When Snow Flower comes to stay with Lily overnight, the laotongs sleep in the same bed. This is the only time a married woman was allowed in bed without her husband. Indeed, in a life where all her choices have been made for her, a laotong relationship allows Lily to “make a choice for the purpose of emotional companionship and eternal fidelity.” Unlike their marriages, in their laotong relationship, there are “no concubines allowed.”
Snow Flower and the Secret Fan is the story of their lives together. This is Lily’s autobiography in her own voice, written at the age of eighty. Having outlived anyone she could embarrass or offend, she sets out to tell the truth of her life.
On Lily’s seventh birthday, her mother binds her feet. See describes this brutal procedure from Lily’s first person perspective, rendering the footbinding passages the most memorable in the book. Women in China endured footbinding for 1000 years. It was the only way they could insure marriage into a good family. Three-inch long, perfectly reshaped golden lilies were more important than a pretty face or figure, and were considered the most erotic part of a woman’s body.
Lily’s mother rolls Lily’s four small toes underneath her foot, binds them in place with strips of cloth, then sews the bindings tightly closed. Lily’s mother makes her walk several times a day until: “One day, as I made one of my trips across the room, I heard something crack. One of my toes had broken…everyone in the women’s chamber heard it. My mother’s eyes zeroed in on me. ‘Move! Progress is finally being made!’ Walking, my whole body trembled. By nightfall the eight toes that needed to break had broken, but I was still made to walk. I felt my broken toes under the weight of every step I took, for they were loose in my shoes.”
Lily’s broken bones take a long time to mend into their new shape, and it is in fact the shape of her feet which dictates her future. Snow Flower, Lily’s first and only true love, is rebellious at every opportunity. Her fate, seen through Lily’s eyes, is an odd mixture of emotional fulfillment and tragedy. Lily, keeping her head down and her nose out of trouble in virtually every situation, strives to be a perfect wife and mother. Almost too late she learns to incorporate a bit of Snow Flower’s obstinacy. Lily’s new rule, “Obey, obey, obey, then do what you want,” helps her envision the small ways she can make life better for herself and her family.

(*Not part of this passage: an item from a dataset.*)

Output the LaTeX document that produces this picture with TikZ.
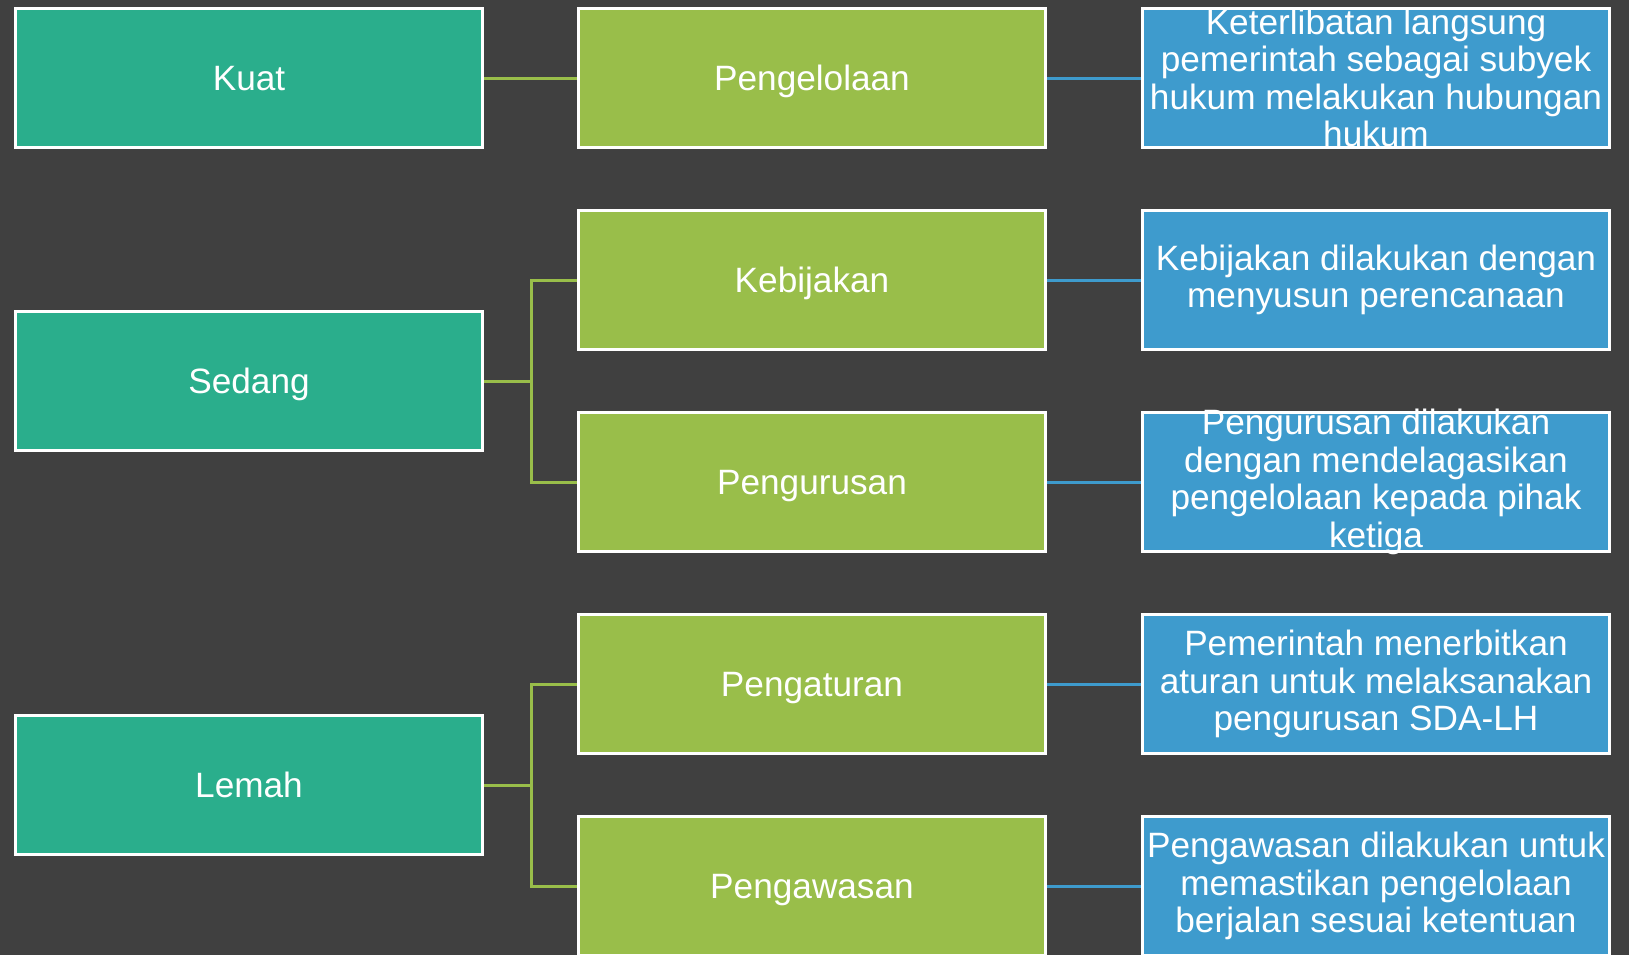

See is an exceptional writer, and the prose throughout the novel is consistent and first-rate. Her choice to tell the story entirely from Lily’s point of view is a brave one. While the reader enjoys an unprecedented level of access into the private life of a nineteenth-century Chinese woman, at the same time the view is highly limited. The majority of Lily’s life is spent upstairs in the Women’s Chamber. Thus, the men who control her life are all-powerful caricatures exterior to her female world. In addition, the reader never fully understands Snow Flower’s character, most likely because Lily does not comprehend the motivations of her lifelong friend. While the reader is impressed with See’s ability to speak so authentically in Lily’s voice, one finishes the book wishing the story of a relationship between two people would have included Snow Flower’s voice as well. Her constant rebellion, along with her heartbreaking fate, would have made for magnificent reading. Perhaps See will consider a sequel in the not too distant future.Ed. Note: Snow Flower and the Secret Fan just won the 2005 Southern California Booksellers Association Fiction Award.